How to Use the 'Right Plant, Right Place' Rule
Putting the principle into practice comes down to a few concrete habits, most of which you need to do first before planting. But even if you’ve already planted certain species in the wrong spots, you can also move established plants to a better location. Here’s how to put the “right plant, right place” principle to work in your garden.
1. Understand the Site First
Start with the site, not the plant. Watch how the sun moves across the different areas of your landscape at various points in the day. Morning sunlight and afternoon sun aren't the same, and a lot of plants care about that distinction.
See where water sits after a hard rain. Poke around in the soil a little. Clay soil and sandy soil behave very differently when roots are trying to move through them. Take notes about the different parts of your garden and what growing conditions they provide in terms or light, drainage, nutrients, and heat.
For beds where you’ve had repeated failures, a soil test kit from Amazon may be able to help clarify the problem. It will show you the pH and nutrient levels in your garden, which are way more useful than buying more plants and hoping.
2. Know Your Growing Zone
Your growing zone is the other vital piece of information to confirm before selecting plants. The USDA Hardiness Zone Map gives a minimum winter temperature range, but heat zones and average rainfall matter, too. They’re especially important to know for perennials and woody plants that are expected to last for years.

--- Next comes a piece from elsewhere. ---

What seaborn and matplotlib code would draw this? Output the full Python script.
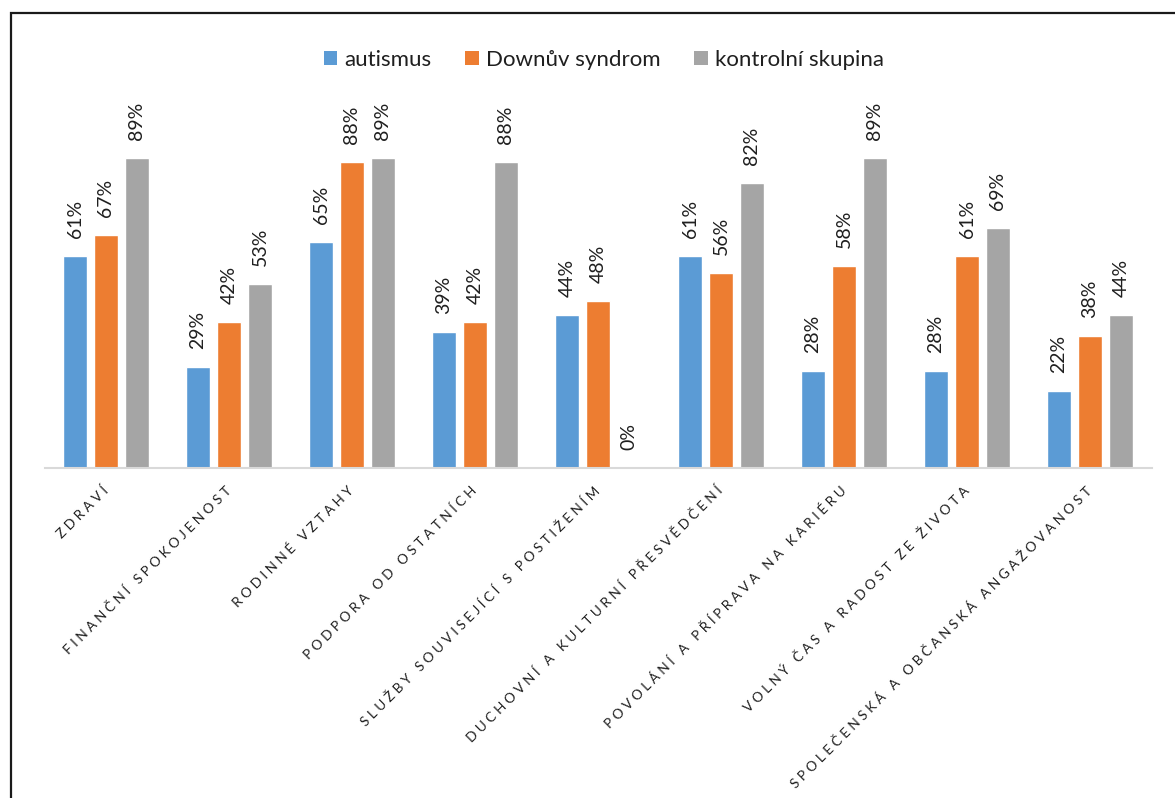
import matplotlib
matplotlib.use("Agg")
import matplotlib.pyplot as plt
from matplotlib.patches import Rectangle, Patch
import seaborn as sns
import pandas as pd

categories = [
    "ZDRAVÍ",
    "FINANČNÍ SPOKOJENOST",
    "RODINNÉ VZTAHY",
    "PODPORA OD OSTATNÍCH",
    "SLUŽBY SOUVISEJÍCÍ S POSTIŽENÍM",
    "DUCHOVNÍ A KULTURNÍ PŘESVĚDČENÍ",
    "POVOLÁNÍ A PŘÍPRAVA NA KARIÉRU",
    "VOLNÝ ČAS A RADOST ZE ŽIVOTA",
    "SPOLEČENSKÁ A OBČANSKÁ ANGAŽOVANOST",
]
groups = ["autismus", "Downův syndrom", "kontrolní skupina"]
autismus = [61, 29, 65, 39, 44, 61, 28, 28, 22]
down_syndrom = [67, 42, 88, 42, 48, 56, 58, 61, 38]
kontrolni = [89, 53, 89, 88, 0, 82, 89, 69, 44]
colors = ["#5B9BD5", "#ED7D31", "#A5A5A5"]

series = [autismus, down_syndrom, kontrolni]
df = pd.DataFrame(
    [(c, g, v) for g, vals in zip(groups, series) for c, v in zip(categories, vals)],
    columns=["kategorie", "skupina", "hodnota"],
)

sns.set_theme(style="white")
plt.rcParams["font.family"] = ["Lato", "DejaVu Sans"]

W, H = 1175, 798
fig = plt.figure(figsize=(W / 100, H / 100), dpi=100)
ax = fig.add_axes([44.5 / W, 1 - 468 / H, (1151.5 - 44.5) / W, (468 - 120) / H])

sns.barplot(
    data=df, x="kategorie", y="hodnota", hue="skupina",
    order=categories, hue_order=groups, palette=colors,
    width=0.756, gap=0.195, saturation=1, legend=False, ax=ax,
)

for cont, vals in zip(ax.containers, series):
    ax.bar_label(cont, labels=[f"{v}%" for v in vals], rotation=90,
                 padding=13, fontsize=14, color="#1f1f1f")

ax.set_ylim(0, 100)
ax.set_xlim(-0.5, len(categories) - 0.5)
ax.set_xlabel("")
ax.set_ylabel("")
ax.set_yticks([])
for s in ["left", "right", "top"]:
    ax.spines[s].set_visible(False)
ax.spines["bottom"].set_color("#D9D9D9")
ax.spines["bottom"].set_linewidth(1.5)


def spaced(text):
    # widen letter and word spacing of the category captions
    return "   ".join(" ".join(word) for word in text.split(" "))


ax.set_xticks(range(len(categories)))
ax.set_xticklabels([spaced(c) for c in categories], rotation=45, ha="right",
                   va="center", rotation_mode="anchor", fontsize=9.8, color="#1f1f1f")
ax.tick_params(axis="x", length=0, pad=15)

handles = [Patch(facecolor=c, edgecolor="none") for c in colors]
fig.legend(handles, groups, loc="center", bbox_to_anchor=(604 / W, 1 - 60 / H),
           ncol=3, frameon=False, fontsize=16, handlelength=0.6, handleheight=0.6,
           handletextpad=0.35, columnspacing=1.5, labelcolor="#1f1f1f")

# outer frame of the chart area
fig.add_artist(Rectangle((10.5 / W, -0.05), 1.2, 1 - 13 / H + 0.05,
                         transform=fig.transFigure, fill=False,
                         edgecolor="#1a1a1a", linewidth=1.6))

fig.savefig("out.png", dpi=100)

A plant labeled “zones 5-9” may really behave more like a zone 4 when planted in a zone 5 garden in a low-lying frost pocket. It’s worth knowing your zone and the specifics of the microclimates within your own yard before committing to plants.
3. Amend With Intention
When soil amendments are actually needed, a balanced slow-release fertilizer from Amazon can help correct a site's shortcomings. Though amending heavily to force a plant into an unsuitable location is a short-term fix at best.
The goal is to close the gap between what's there and what the plant needs. You shouldn’t have to rebuild the site from scratch around one particular plant. If that’s the case, then that plant was never a good fit for your landscape.
4. Don't Trust the Tag Alone
Plant tags are a starting point, not the definitive answer. A plant described as “part shade” may mean something different to a grower in the Pacific Northwest than to one in central Texas.
Look at local extension service recommendations, regional gardening forums, and observe what’s already thriving in your neighborhood to fill in the gaps that basic plant labels leave open. The goal isn't to find perfect conditions. The point is to find conditions close enough to what the plant needs so the plant can do most of the work itself.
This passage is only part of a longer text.